Desde 1492, esta comunidad se mantuvo nostálgica del Sefarad y mitificó su presencia allí. Dentro de su literatura, cualquier contratiempo sufrido por el Imperio español fue interpretado como un castigo por la expulsión y maltrato de los judíos. La muerte de los hijos de Isabel La Católico y el desastre de la Armada Invencible, entre otras desgracias, eran a ojos sefarditas una intervención de Jehová para vengar a su pueblo. La salida de la única gente con talento para las ciencias y el dinero lastró el crecimiento de España y condenó al naciente imperio a su destrucción, según esta visión apocalíptica.
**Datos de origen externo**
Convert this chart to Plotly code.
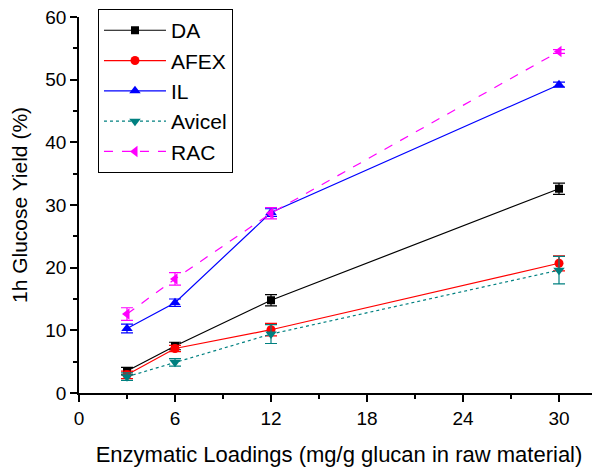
import plotly.graph_objects as go

loadings = [3, 6, 12, 30]
series_names = ["DA", "AFEX", "IL", "Avicel", "RAC"]
da = [3.5, 7.5, 14.8, 32.6]
da_err = [0.6, 0.6, 0.9, 0.9]
afex = [2.9, 7.1, 10.1, 20.7]
afex_err = [0.6, 0.5, 1.0, 1.2]
il = [10.3, 14.4, 28.8, 49.2]
il_err = [0.7, 0.6, 0.6, 0.4]
avicel = [2.6, 4.9, 9.4, 19.6]
avicel_err = [0.6, 0.6, 1.5, 2.2]
rac = [12.6, 18.2, 28.7, 54.5]
rac_err = [1.0, 1.0, 0.9, 0.3]

x_ticks = [0, 6, 12, 18, 24, 30]
y_ticks = [0, 10, 20, 30, 40, 50, 60]

styles = [
    (da, da_err, "#000000", "solid", "square", 8),
    (afex, afex_err, "#ff0000", "solid", "circle", 9),
    (il, il_err, "#0000ff", "solid", "triangle-up", 10),
    (avicel, avicel_err, "#008080", "dot", "triangle-down", 10),
    (rac, rac_err, "#ff00ff", "dash", "triangle-left", 10),
]

fig = go.Figure()
for name, (vals, errs, color, dash, sym, msize) in zip(series_names, styles):
    fig.add_trace(go.Scatter(
        x=loadings, y=vals, name=name, mode="lines+markers",
        line=dict(color=color, width=1.2, dash=dash),
        marker=dict(symbol=sym, size=msize, color=color),
        error_y=dict(type="data", array=errs, visible=True, color=color, thickness=1.2, width=6),
    ))

font = "Liberation Sans, Arial, sans-serif"
# the page body has an 8px default margin; figure is sized/offset to compensate
fig.update_layout(
    width=592, height=459,
    margin=dict(l=71, r=1, t=9, b=74),
    paper_bgcolor="white", plot_bgcolor="white",
    font=dict(family=font, size=18, color="black"),
    showlegend=True,
    legend=dict(x=0.0365, y=1.021, xanchor="left", yanchor="top",
                bordercolor="black", borderwidth=1, bgcolor="white",
                font=dict(size=21), tracegroupgap=0, itemwidth=62),
)
fig.update_xaxes(
    range=[0, 32.5], tickvals=x_ticks, ticktext=[str(v) for v in x_ticks],
    automargin=False, ticklabeloverflow="allow",
    showgrid=False, zeroline=False, showline=True, linecolor="black", linewidth=1.5,
    ticks="outside", ticklen=7, tickwidth=1.5, tickcolor="black",
    minor=dict(tickvals=[3, 9, 15, 21, 27], ticks="outside", ticklen=4, tickwidth=1.5, tickcolor="black"),
    tickfont=dict(size=19),
    title=dict(text="Enzymatic Loadings (mg/g glucan in raw material)", font=dict(size=22), standoff=20),
)
fig.update_yaxes(
    range=[0, 60], tickvals=y_ticks, ticktext=[str(v) for v in y_ticks],
    automargin=False, ticklabeloverflow="allow",
    showgrid=False, zeroline=False, showline=True, linecolor="black", linewidth=1.5,
    ticks="outside", ticklen=7, tickwidth=1.5, tickcolor="black",
    minor=dict(tickvals=[5, 15, 25, 35, 45, 55], ticks="outside", ticklen=4, tickwidth=1.5, tickcolor="black"),
    tickfont=dict(size=19),
    title=dict(text="1h Glucose Yield (%)", font=dict(size=21), standoff=36),
)
fig.write_html("out.html")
Así y todo, la idea de que España se desinfló a partir de la expulsión parte de la premisa cuestionable de que el tiempo anterior a este acontecimiento fue de un gran esplendor para Castilla y de que los judíos habían contribuido a la grandeza de los reinos hispánicos de forma decisiva. En este sentido, Joseph Pérez desmonta en «Historia de una tragedia: la expulsión de los judíos de España» (Barcelona, Crítica) esta premisa al considerar que «en vista de la documentación publicada sobre fiscalidad y actividades económicas no cabe la menor duda de que los judíos no constituían ya una fuente de riqueza relevante [en Castilla y en Aragón], ni como banqueros ni como arrendatarios de rentas ni como mercaderes que desarrollasen negocios a nivel internacional». Su influencia estaba ya en caída libre cuando el primer imperio global se alzaba.
De tal manera, el Imperio español entró en colapso a finales del siglo XVII (si bien aguantó en pie hasta el siglo XIX) por múltiples cuestiones, entre ellas unos gastos militares inabordables y una fiscalidad disparatada en Castilla, pero no por la expulsión dos siglos antes de una población minoritaria. «Todo lo que sabemos ahora demuestra que la España del siglo XVI no era precisamente una nación económicamente atrasada […]. En términos estrictamente demográficos y económicos, y prescindiendo de los aspectos humanos, la expulsión no supuso para España ningún deterioro sustancial, sino solamente una crisis pasajera, rápidamente superada», concluye Joseph Pérez en el citado libro.
La expulsión de los judíos, en cifras
En este sentido, la economía española no se derrumbó a raíz de la expulsión, sino que precisamente coincidió con los enormes beneficios que el descubrimiento y colonización de América trajeron para Castilla. Empezando porque la auténtica cifra de los que llegaron a salir del país fue muy inferior a la proclamada por la leyenda negra y, de hecho, la expulsión afectó sobre todo a las clases más bajas, a los que menos tenían que perder si no se convertían al cristianismo.
En tiempos de los Reyes Católicos, siempre según datos aproximados, los judíos representaban el 5% de la población de sus reinos con cerca de 200.000 personas. De todos estos afectados por el edicto, 50.000 nunca llegaron a salir de la península pues se convirtieron al cristianismo y una tercera parte regresó a los pocos meses alegando haber sido bautizados en el extranjero. Algunos historiadores han llegado a afirmar que solo se marcharon definitivamente 20.000 habitantes, entre los cuales no estaban aquellos calificados como «talentos de las ciencias y el dinero», que en su mayoría aceptaron la conversión.
Paradojicamente, otra expulsión masiva un siglo después de la que afectó a los judíos sí tuvo un impacto económico cuantificable. La expulsión de los cerca de 300.000 moriscos que habitaban en la Península Ibérica a principios del siglo XVII afectó gravemente a la economía de algunos territorios. La expulsión de un 4% de la población perteneciente a la masa trabajadora, pues no constituían nobles, hidalgos, ni soldados, supuso una merma en la recaudación de impuestos, y para las zonas más afectadas (se estima que en el momento de la expulsión un 33% de los habitantes del Reino de Valencia eran moriscos). Los efectos despobladores duraron décadas y causaron un vacío importante en el artesanado, producción de telas, comercio y trabajadores del campo. A ello había que sumar que en 1609 la hacienda castellana estaba sumida en una crisis económica asfixiante, a diferencia de la pujanza que estaba por venir a partir de 1492.
Si bien los perjuicios económicos en Castilla no fueron evidentes a corto plazo, la despoblación causada por la salida de los moriscos agravó la crisis demográfica de este reino que se mostraba incapaz de generar la población requerida para explotar el Nuevo Mundo y para integrar los ejércitos de los Habsburgo, donde los castellanos conformaban su élite militar.